Supported by NIH/NIAAA U01 AA022618 (SB), Commonwealth of Kentucky Challenge for Excellence, Norton Healthcare (SRW)
Damon DiSabato (1) – Danny Nemeth (2) – Xiaoyu Liu (2) – Kristina Witcher (1) – Braedan Oliver (1) – Jonathan Godbout (1) – Ning Quan (2)
Institute for Behavioral Medicine Research, The Ohio State University, Columbus, United States (1) – Brain Institute, Florida Atlantic University, Jupiter, United States (2)

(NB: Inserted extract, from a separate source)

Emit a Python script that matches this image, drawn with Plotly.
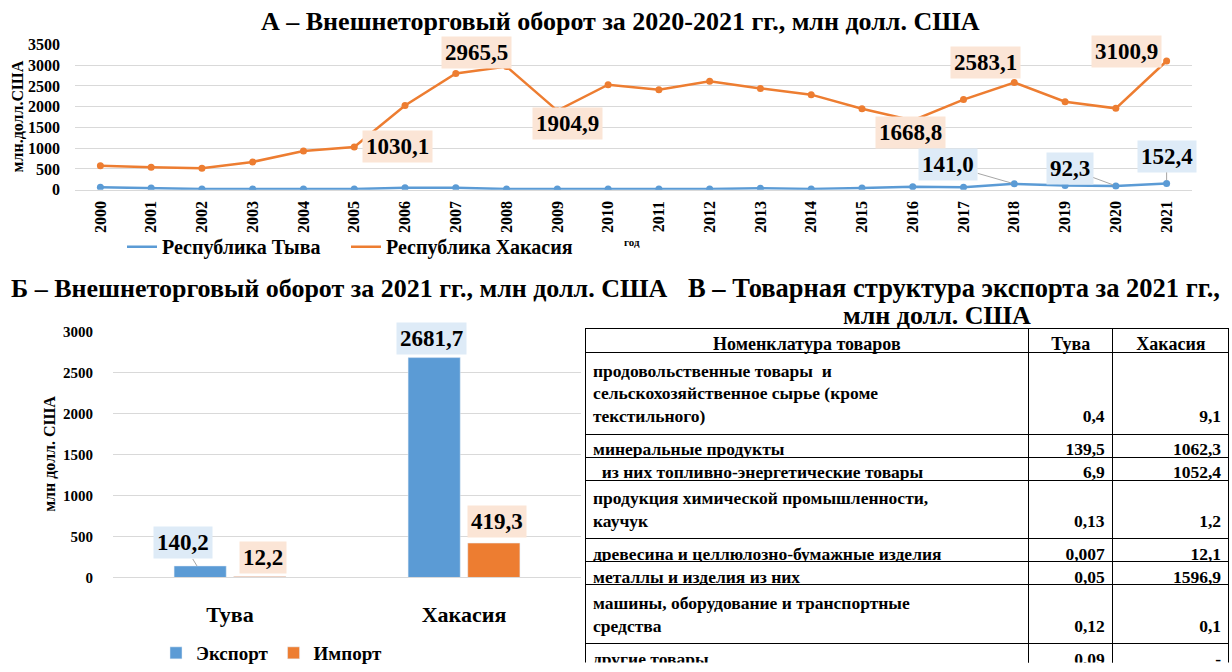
import plotly.graph_objects as go

# ---------------- data ----------------
years = ["2000", "2001", "2002", "2003", "2004", "2005", "2006", "2007", "2008", "2009", "2010",
         "2011", "2012", "2013", "2014", "2015", "2016", "2017", "2018", "2019", "2020", "2021"]
tyva = [60, 40, 15, 15, 15, 15, 45, 45, 15, 15, 15, 15, 15, 35, 20, 40, 70, 60, 141.0, 100, 92.3, 152.4]
khakasia = [580, 540, 520, 670, 930, 1030.1, 2030, 2800, 2965.5, 1904.9, 2530, 2410, 2610, 2440,
            2290, 1950, 1668.8, 2170, 2583.1, 2120, 1960, 3100.9]

regions = ["Тува", "Хакасия"]
export_2021 = [140.2, 2681.7]
import_2021 = [12.2, 419.3]

goods = [
    "продовольственные товары  и<br>сельскохозяйственное сырье (кроме<br>текстильного)",
    "минеральные продукты",
    "\u00a0\u00a0из них топливно-энергетические товары",
    "продукция химической промышленности,<br>каучук",
    "древесина и целлюлозно-бумажные изделия",
    "металлы и изделия из них",
    "машины, оборудование и транспортные<br>средства",
    "другие товары",
]
goods_tyva = ["0,4", "139,5", "6,9", "0,13", "0,007", "0,05", "0,12", "0,09"]
goods_khakasia = ["9,1", "1062,3", "1052,4", "1,2", "12,1", "1596,9", "0,1", "-"]
table_header = ["Номенклатура товаров", "Тува", "Хакасия"]

# ---------------- styles ----------------
BLUE = "#5B9BD5"
ORANGE = "#ED7D31"
BLUE_BG = "#DEEBF7"
ORANGE_BG = "#FBE5D6"
GRID = "#D9D9D9"
LEADER = "#A6A6A6"
SERIF = "Liberation Serif"
W, H = 1232, 672


def px_x(p):
    return p / W


def px_y(p):
    return 1 - p / H


def fmt(v):
    return f"{v:.1f}".replace(".", ",")


fig = go.Figure()

# ---- chart A: lines ----
for name, vals, col, lg in [("Республика Тыва", tyva, BLUE, "legend"),
                            ("Республика Хакасия", khakasia, ORANGE, "legend3")]:
    fig.add_trace(go.Scatter(x=years, y=vals, name=name, mode="lines",
                             line=dict(color=col, width=2.5),
                             xaxis="x", yaxis="y", legend=lg))
    fig.add_trace(go.Scatter(x=years, y=vals, name=name, mode="markers",
                             marker=dict(color=col, size=7), showlegend=False,
                             xaxis="x", yaxis="y"))

# ---- chart Б: bars ----
fig.add_trace(go.Bar(x=regions, y=export_2021, name="Экспорт", marker_color=BLUE,
                     xaxis="x2", yaxis="y2", legend="legend2"))
fig.add_trace(go.Bar(x=regions, y=import_2021, name="Импорт", marker_color=ORANGE,
                     xaxis="x2", yaxis="y2", legend="legend2"))

# ---- table В ----
n_lines = [g.count("<br>") for g in goods]
col_tyva = ["\u00a0<br>" * n + v for n, v in zip(n_lines, goods_tyva)]
col_kh = ["\u00a0<br>" * n + v for n, v in zip(n_lines, goods_khakasia)]
fig.add_trace(go.Table(
    domain=dict(x=[px_x(585), px_x(1229)], y=[0, px_y(333)]),
    columnwidth=[443, 84, 116],
    header=dict(values=table_header, align="center",
                font=dict(family=SERIF, size=18, color="black", weight="bold"),
                line=dict(color="black", width=1), fill=dict(color="white"), height=24),
    cells=dict(values=[goods, col_tyva, col_kh], align=["left", "right", "right"],
               font=dict(family=SERIF, size=17.5, color="black", weight="bold"),
               line=dict(color="black", width=1), fill=dict(color="white"), height=23),
))

ann = []
# titles
ann.append(dict(text="А – Внешнеторговый оборот за 2020-2021 гг., млн долл. США",
                x=px_x(620), y=px_y(22), font=dict(size=26)))
ann.append(dict(text="Б – Внешнеторговый оборот за 2021 гг., млн долл. США",
                x=px_x(9), y=px_y(292), xanchor="left", font=dict(size=26)))
ann.append(dict(text="В – Товарная структура экспорта за 2021 гг.,",
                x=px_x(686), y=px_y(292), xanchor="left", font=dict(size=26.5)))
ann.append(dict(text="млн долл. США", x=px_x(937), y=px_y(320), font=dict(size=26)))
# axis titles
ann.append(dict(text="млн.долл.США", x=px_x(17), y=px_y(118), textangle=-90, font=dict(size=16)))
ann.append(dict(text="год", x=px_x(632), y=px_y(245), font=dict(size=11)))
ann.append(dict(text="млн долл. США", x=px_x(50), y=px_y(460), textangle=-90, font=dict(size=16)))
for a in ann:
    a.setdefault("xanchor", "center")
    a.update(xref="paper", yref="paper", yanchor="middle", showarrow=False)
    a["font"].update(family=SERIF, color="black", weight="bold")

LBL = dict(family=SERIF, size=23, color="black", weight="bold")

# chart A data labels: (year index, xshift, yshift)
orange_lbls = [(5, 43, 0), (8, -30, 14), (9, 10, -13), (16, -2, -12), (18, -29, 20), (21, -40, 9)]
for i, dx, dy in orange_lbls:
    ann.append(dict(x=i, y=khakasia[i], xref="x", yref="y", text=fmt(khakasia[i]),
                    showarrow=False, xshift=dx, yshift=dy, bgcolor=ORANGE_BG, borderpad=3,
                    font=LBL))
blue_lbls = [(18, -66, -19), (20, -46, -17), (21, 0, -27)]
for i, ax, ay in blue_lbls:
    ann.append(dict(x=i, y=tyva[i], xref="x", yref="y", text=fmt(tyva[i]),
                    showarrow=True, ax=ax, ay=ay, arrowhead=0, arrowwidth=1,
                    arrowcolor=LEADER, standoff=3, bgcolor=BLUE_BG, borderpad=3, font=LBL))

# chart Б data labels
ann.append(dict(x=0, y=export_2021[0], xref="x2", yref="y2", text=fmt(export_2021[0]),
                xshift=-33, showarrow=True, ax=-14, ay=-23, arrowhead=0, arrowwidth=1,
                arrowcolor=LEADER, bgcolor=BLUE_BG, borderpad=3, font=LBL))
ann.append(dict(x=0, y=import_2021[0], xref="x2", yref="y2", text=fmt(import_2021[0]),
                xshift=33, yshift=19, showarrow=False, bgcolor=ORANGE_BG, borderpad=3, font=LBL))
ann.append(dict(x=1, y=export_2021[1], xref="x2", yref="y2", text=fmt(export_2021[1]),
                xshift=-33, yshift=19, showarrow=False, bgcolor=BLUE_BG, borderpad=3, font=LBL))
ann.append(dict(x=1, y=import_2021[1], xref="x2", yref="y2", text=fmt(import_2021[1]),
                xshift=33, yshift=22, showarrow=False, bgcolor=ORANGE_BG, borderpad=3, font=LBL))

LEGFONT = dict(family=SERIF, size=20, color="black", weight="bold")
fig.update_layout(
    width=W, height=H, autosize=False,
    margin=dict(l=0, r=0, t=0, b=0, pad=0),
    paper_bgcolor="white", plot_bgcolor="white",
    font=dict(family=SERIF, color="black"),
    barmode="group", bargap=0.49, bargroupgap=0.126,
    annotations=ann,
    xaxis=dict(domain=[px_x(75), px_x(1192)], anchor="y", type="category", range=[-0.5, 21.5],
               tickangle=-90, tickfont=dict(family=SERIF, size=16, weight="bold"),
               showgrid=False, showline=True, linecolor=GRID, linewidth=1, ticks="",
               ticklabelstandoff=4, automargin=False),
    yaxis=dict(domain=[px_y(192.3), px_y(45)], anchor="x", range=[0, 3500], dtick=500,
               tickfont=dict(family=SERIF, size=16, weight="bold"), gridcolor=GRID,
               showline=False, zeroline=False, ticklabelstandoff=14, automargin=False),
    xaxis2=dict(domain=[px_x(113), px_x(581)], anchor="y2", type="category", range=[-0.5, 1.5],
                tickfont=dict(family=SERIF, size=22, weight="bold"), showgrid=False,
                showline=True, linecolor=GRID, linewidth=1, ticks="", ticklabelstandoff=17,
                automargin=False),
    yaxis2=dict(domain=[px_y(585.3), px_y(336)], anchor="x2", range=[0, 3000], dtick=500,
                tickfont=dict(family=SERIF, size=15, weight="bold"), gridcolor=GRID,
                showline=False, zeroline=False, ticklabelstandoff=19, automargin=False),
    legend=dict(orientation="h", x=px_x(122), y=px_y(250), xanchor="left", yanchor="middle",
                font=LEGFONT, bgcolor="rgba(0,0,0,0)", itemwidth=30),
    legend3=dict(orientation="h", x=px_x(346), y=px_y(250), xanchor="left", yanchor="middle",
                 font=LEGFONT, bgcolor="rgba(0,0,0,0)", itemwidth=30),
    legend2=dict(orientation="h", x=px_x(156), y=px_y(662), xanchor="left", yanchor="middle",
                 font=dict(family=SERIF, size=19, color="black", weight="bold"),
                 bgcolor="rgba(0,0,0,0)", itemwidth=30),
)

fig.write_html("out.html", config={"displayModeBar": False},
               post_script="document.body.style.margin='0px';")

Stress is a well-known cause of mood disorders such as anxiety, the most prevalent psychiatric disorder affecting upwards of a third of the population. Microglia produce increased levels of pro-inflammatory cytokines such as interleukin-1 beta (IL-1) upon exposure to chronic stress. Our model is paired fighting (PF), a form of social stress in which mice are exposed one-on-one to an aggressor mouse for one hour per day for six days. To dissect the role of IL-1 in such a stress model we developed a genetic tool, the IL-1 receptor restore (IL-1R1r/r) mouse. This allows for globally knocking out IL-1R1 expression and restricting restoration via cell type-specific Cre. IL-1R1 floxed mice (IL-1R1f/f) conversely remove IL-1R1 on specific cell types. Our objectives were (1) to determine effects of PF on peripheral and central IL-1R1 responses, and (2) to identify if neuron-specific IL-1R1 was capable of eliciting anxiety-like behavior. We show that PF caused IL-1R1-dependent social withdrawal, working memory deficits, microglial reactivity, and increased brain cytokines. Cre-mediated neuronal-specific IL-1R1 knockout prevented behavioral effects, indicating its necessity for PF-induced behavior. Conversely, IL-1R1 restored solely on glutamatergic neurons reproduced behaviors from PF in wild-type mice. These data indicate IL-1R1 expression is critical for the behavioral deficits seen after social stress, and that glutamatergic neuronal IL-1R1 is both necessary and sufficient for these effects.